TASK PROMPT: Skip the pictures and extract all of the lines exactly as written.

EXTRACTED DATA:
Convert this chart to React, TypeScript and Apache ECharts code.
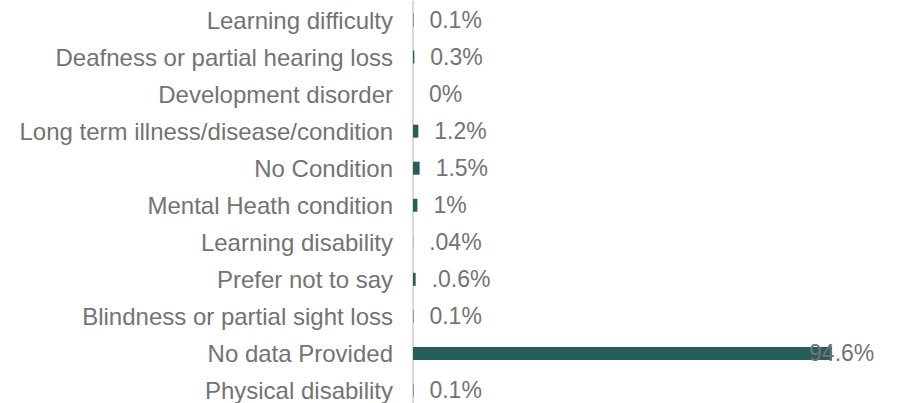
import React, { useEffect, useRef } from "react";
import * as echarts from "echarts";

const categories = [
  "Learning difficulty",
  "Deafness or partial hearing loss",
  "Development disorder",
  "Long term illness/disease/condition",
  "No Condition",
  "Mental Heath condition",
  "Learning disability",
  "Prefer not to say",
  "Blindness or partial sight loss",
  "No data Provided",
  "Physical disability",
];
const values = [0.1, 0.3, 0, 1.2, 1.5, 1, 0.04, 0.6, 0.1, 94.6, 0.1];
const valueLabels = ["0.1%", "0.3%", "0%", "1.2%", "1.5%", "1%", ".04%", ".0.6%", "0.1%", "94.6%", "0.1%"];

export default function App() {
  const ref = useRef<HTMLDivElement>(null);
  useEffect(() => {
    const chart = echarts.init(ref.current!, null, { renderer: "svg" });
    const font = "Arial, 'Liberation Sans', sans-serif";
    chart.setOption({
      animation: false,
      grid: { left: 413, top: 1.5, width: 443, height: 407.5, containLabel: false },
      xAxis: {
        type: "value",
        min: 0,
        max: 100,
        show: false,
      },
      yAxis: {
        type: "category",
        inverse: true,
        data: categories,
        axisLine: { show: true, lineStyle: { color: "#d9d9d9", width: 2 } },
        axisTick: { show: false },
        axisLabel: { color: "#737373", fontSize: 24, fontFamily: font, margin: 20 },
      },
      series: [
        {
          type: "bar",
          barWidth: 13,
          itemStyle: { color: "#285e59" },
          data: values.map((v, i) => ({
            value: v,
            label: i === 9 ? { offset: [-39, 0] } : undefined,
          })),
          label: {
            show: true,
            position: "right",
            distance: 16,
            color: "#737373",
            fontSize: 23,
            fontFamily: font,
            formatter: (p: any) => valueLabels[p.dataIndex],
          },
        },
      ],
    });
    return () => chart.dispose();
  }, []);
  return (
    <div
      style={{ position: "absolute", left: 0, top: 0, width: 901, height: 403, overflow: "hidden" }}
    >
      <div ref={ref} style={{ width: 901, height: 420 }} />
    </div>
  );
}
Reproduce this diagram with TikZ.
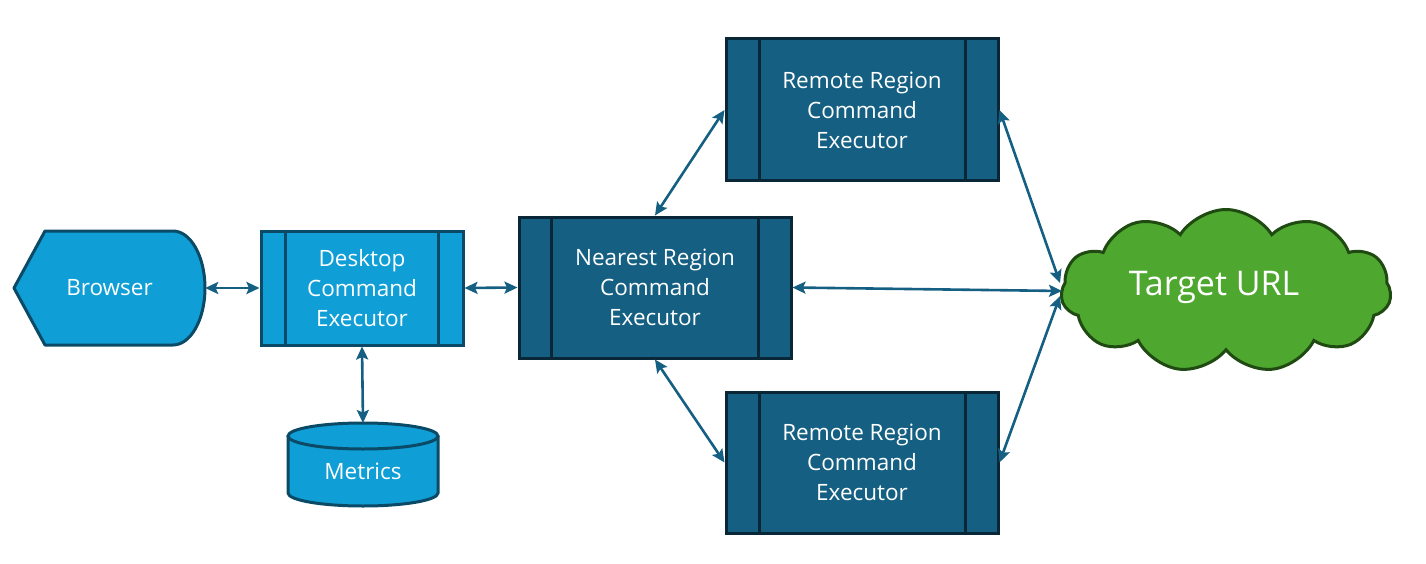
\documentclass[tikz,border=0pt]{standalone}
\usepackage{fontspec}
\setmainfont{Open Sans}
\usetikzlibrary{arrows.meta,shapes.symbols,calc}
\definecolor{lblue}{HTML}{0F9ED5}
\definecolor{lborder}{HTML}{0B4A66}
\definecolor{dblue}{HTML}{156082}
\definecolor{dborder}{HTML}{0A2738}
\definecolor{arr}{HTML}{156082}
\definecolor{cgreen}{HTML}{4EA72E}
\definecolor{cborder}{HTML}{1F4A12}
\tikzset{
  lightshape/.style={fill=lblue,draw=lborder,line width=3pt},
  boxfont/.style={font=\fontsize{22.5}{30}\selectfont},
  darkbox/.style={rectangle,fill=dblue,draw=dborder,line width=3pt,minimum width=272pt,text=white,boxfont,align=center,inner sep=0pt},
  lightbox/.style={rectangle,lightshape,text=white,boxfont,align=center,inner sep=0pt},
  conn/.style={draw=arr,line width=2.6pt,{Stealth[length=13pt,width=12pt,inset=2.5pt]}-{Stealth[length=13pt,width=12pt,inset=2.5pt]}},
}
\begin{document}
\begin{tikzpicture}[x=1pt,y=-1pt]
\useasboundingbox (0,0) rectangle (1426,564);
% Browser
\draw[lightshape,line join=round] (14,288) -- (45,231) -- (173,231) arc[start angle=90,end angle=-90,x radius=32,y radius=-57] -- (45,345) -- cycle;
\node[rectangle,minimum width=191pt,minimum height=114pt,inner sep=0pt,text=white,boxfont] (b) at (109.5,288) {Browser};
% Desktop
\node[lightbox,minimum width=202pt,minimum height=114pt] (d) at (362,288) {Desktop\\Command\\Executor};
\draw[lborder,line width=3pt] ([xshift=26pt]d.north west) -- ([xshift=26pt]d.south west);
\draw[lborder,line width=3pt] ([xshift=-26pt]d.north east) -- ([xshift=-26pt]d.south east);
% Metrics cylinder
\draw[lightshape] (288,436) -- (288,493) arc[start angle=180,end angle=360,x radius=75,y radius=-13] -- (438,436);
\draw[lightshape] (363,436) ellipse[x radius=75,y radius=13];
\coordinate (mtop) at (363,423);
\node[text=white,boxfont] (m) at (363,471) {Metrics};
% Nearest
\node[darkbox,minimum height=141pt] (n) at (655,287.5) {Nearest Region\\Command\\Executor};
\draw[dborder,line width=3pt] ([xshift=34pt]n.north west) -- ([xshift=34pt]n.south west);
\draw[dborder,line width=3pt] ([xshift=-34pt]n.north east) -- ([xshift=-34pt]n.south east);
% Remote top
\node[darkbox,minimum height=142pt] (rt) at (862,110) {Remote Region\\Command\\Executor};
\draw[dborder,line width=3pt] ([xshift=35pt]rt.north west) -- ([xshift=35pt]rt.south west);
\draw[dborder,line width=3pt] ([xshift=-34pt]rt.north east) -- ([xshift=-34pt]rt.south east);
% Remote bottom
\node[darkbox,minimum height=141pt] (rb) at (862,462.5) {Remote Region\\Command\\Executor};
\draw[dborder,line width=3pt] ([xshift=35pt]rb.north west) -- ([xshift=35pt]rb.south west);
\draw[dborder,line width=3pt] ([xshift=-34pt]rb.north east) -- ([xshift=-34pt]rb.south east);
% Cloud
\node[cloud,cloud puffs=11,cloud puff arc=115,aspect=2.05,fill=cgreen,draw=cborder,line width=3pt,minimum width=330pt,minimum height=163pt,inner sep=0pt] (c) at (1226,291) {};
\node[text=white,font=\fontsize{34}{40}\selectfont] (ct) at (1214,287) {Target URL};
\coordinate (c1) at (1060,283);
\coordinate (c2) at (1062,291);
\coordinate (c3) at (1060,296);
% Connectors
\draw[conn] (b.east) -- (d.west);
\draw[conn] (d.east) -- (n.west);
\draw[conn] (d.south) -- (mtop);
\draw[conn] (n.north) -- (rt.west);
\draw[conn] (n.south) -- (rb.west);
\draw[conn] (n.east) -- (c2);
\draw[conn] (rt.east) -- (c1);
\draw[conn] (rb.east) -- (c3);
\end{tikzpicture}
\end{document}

EXPECTED ANSWER:
Convert this chart to React, TypeScript and Apache ECharts code.
import React, { useEffect, useRef } from "react";
import * as echarts from "echarts";

const categories = [
  "Learning difficulty",
  "Deafness or partial hearing loss",
  "Development disorder",
  "Long term illness/disease/condition",
  "No Condition",
  "Mental Heath condition",
  "Learning disability",
  "Prefer not to say",
  "Blindness or partial sight loss",
  "No data Provided",
  "Physical disability",
];
const values = [0.1, 0.3, 0, 1.2, 1.5, 1, 0.04, 0.6, 0.1, 94.6, 0.1];
const valueLabels = ["0.1%", "0.3%", "0%", "1.2%", "1.5%", "1%", ".04%", ".0.6%", "0.1%", "94.6%", "0.1%"];

export default function App() {
  const ref = useRef<HTMLDivElement>(null);
  useEffect(() => {
    const chart = echarts.init(ref.current!, null, { renderer: "svg" });
    const font = "Arial, 'Liberation Sans', sans-serif";
    chart.setOption({
      animation: false,
      grid: { left: 413, top: 1.5, width: 443, height: 407.5, containLabel: false },
      xAxis: {
        type: "value",
        min: 0,
        max: 100,
        show: false,
      },
      yAxis: {
        type: "category",
        inverse: true,
        data: categories,
        axisLine: { show: true, lineStyle: { color: "#d9d9d9", width: 2 } },
        axisTick: { show: false },
        axisLabel: { color: "#737373", fontSize: 24, fontFamily: font, margin: 20 },
      },
      series: [
        {
          type: "bar",
          barWidth: 13,
          itemStyle: { color: "#285e59" },
          data: values.map((v, i) => ({
            value: v,
            label: i === 9 ? { offset: [-39, 0] } : undefined,
          })),
          label: {
            show: true,
            position: "right",
            distance: 16,
            color: "#737373",
            fontSize: 23,
            fontFamily: font,
            formatter: (p: any) => valueLabels[p.dataIndex],
          },
        },
      ],
    });
    return () => chart.dispose();
  }, []);
  return (
    <div
      style={{ position: "absolute", left: 0, top: 0, width: 901, height: 403, overflow: "hidden" }}
    >
      <div ref={ref} style={{ width: 901, height: 420 }} />
    </div>
  );
}
Reproduce this diagram with TikZ.
\documentclass[tikz,border=0pt]{standalone}
\usepackage{fontspec}
\setmainfont{Open Sans}
\usetikzlibrary{arrows.meta,shapes.symbols,calc}
\definecolor{lblue}{HTML}{0F9ED5}
\definecolor{lborder}{HTML}{0B4A66}
\definecolor{dblue}{HTML}{156082}
\definecolor{dborder}{HTML}{0A2738}
\definecolor{arr}{HTML}{156082}
\definecolor{cgreen}{HTML}{4EA72E}
\definecolor{cborder}{HTML}{1F4A12}
\tikzset{
  lightshape/.style={fill=lblue,draw=lborder,line width=3pt},
  boxfont/.style={font=\fontsize{22.5}{30}\selectfont},
  darkbox/.style={rectangle,fill=dblue,draw=dborder,line width=3pt,minimum width=272pt,text=white,boxfont,align=center,inner sep=0pt},
  lightbox/.style={rectangle,lightshape,text=white,boxfont,align=center,inner sep=0pt},
  conn/.style={draw=arr,line width=2.6pt,{Stealth[length=13pt,width=12pt,inset=2.5pt]}-{Stealth[length=13pt,width=12pt,inset=2.5pt]}},
}
\begin{document}
\begin{tikzpicture}[x=1pt,y=-1pt]
\useasboundingbox (0,0) rectangle (1426,564);
% Browser
\draw[lightshape,line join=round] (14,288) -- (45,231) -- (173,231) arc[start angle=90,end angle=-90,x radius=32,y radius=-57] -- (45,345) -- cycle;
\node[rectangle,minimum width=191pt,minimum height=114pt,inner sep=0pt,text=white,boxfont] (b) at (109.5,288) {Browser};
% Desktop
\node[lightbox,minimum width=202pt,minimum height=114pt] (d) at (362,288) {Desktop\\Command\\Executor};
\draw[lborder,line width=3pt] ([xshift=26pt]d.north west) -- ([xshift=26pt]d.south west);
\draw[lborder,line width=3pt] ([xshift=-26pt]d.north east) -- ([xshift=-26pt]d.south east);
% Metrics cylinder
\draw[lightshape] (288,436) -- (288,493) arc[start angle=180,end angle=360,x radius=75,y radius=-13] -- (438,436);
\draw[lightshape] (363,436) ellipse[x radius=75,y radius=13];
\coordinate (mtop) at (363,423);
\node[text=white,boxfont] (m) at (363,471) {Metrics};
% Nearest
\node[darkbox,minimum height=141pt] (n) at (655,287.5) {Nearest Region\\Command\\Executor};
\draw[dborder,line width=3pt] ([xshift=34pt]n.north west) -- ([xshift=34pt]n.south west);
\draw[dborder,line width=3pt] ([xshift=-34pt]n.north east) -- ([xshift=-34pt]n.south east);
% Remote top
\node[darkbox,minimum height=142pt] (rt) at (862,110) {Remote Region\\Command\\Executor};
\draw[dborder,line width=3pt] ([xshift=35pt]rt.north west) -- ([xshift=35pt]rt.south west);
\draw[dborder,line width=3pt] ([xshift=-34pt]rt.north east) -- ([xshift=-34pt]rt.south east);
% Remote bottom
\node[darkbox,minimum height=141pt] (rb) at (862,462.5) {Remote Region\\Command\\Executor};
\draw[dborder,line width=3pt] ([xshift=35pt]rb.north west) -- ([xshift=35pt]rb.south west);
\draw[dborder,line width=3pt] ([xshift=-34pt]rb.north east) -- ([xshift=-34pt]rb.south east);
% Cloud
\node[cloud,cloud puffs=11,cloud puff arc=115,aspect=2.05,fill=cgreen,draw=cborder,line width=3pt,minimum width=330pt,minimum height=163pt,inner sep=0pt] (c) at (1226,291) {};
\node[text=white,font=\fontsize{34}{40}\selectfont] (ct) at (1214,287) {Target URL};
\coordinate (c1) at (1060,283);
\coordinate (c2) at (1062,291);
\coordinate (c3) at (1060,296);
% Connectors
\draw[conn] (b.east) -- (d.west);
\draw[conn] (d.east) -- (n.west);
\draw[conn] (d.south) -- (mtop);
\draw[conn] (n.north) -- (rt.west);
\draw[conn] (n.south) -- (rb.west);
\draw[conn] (n.east) -- (c2);
\draw[conn] (rt.east) -- (c1);
\draw[conn] (rb.east) -- (c3);
\end{tikzpicture}
\end{document}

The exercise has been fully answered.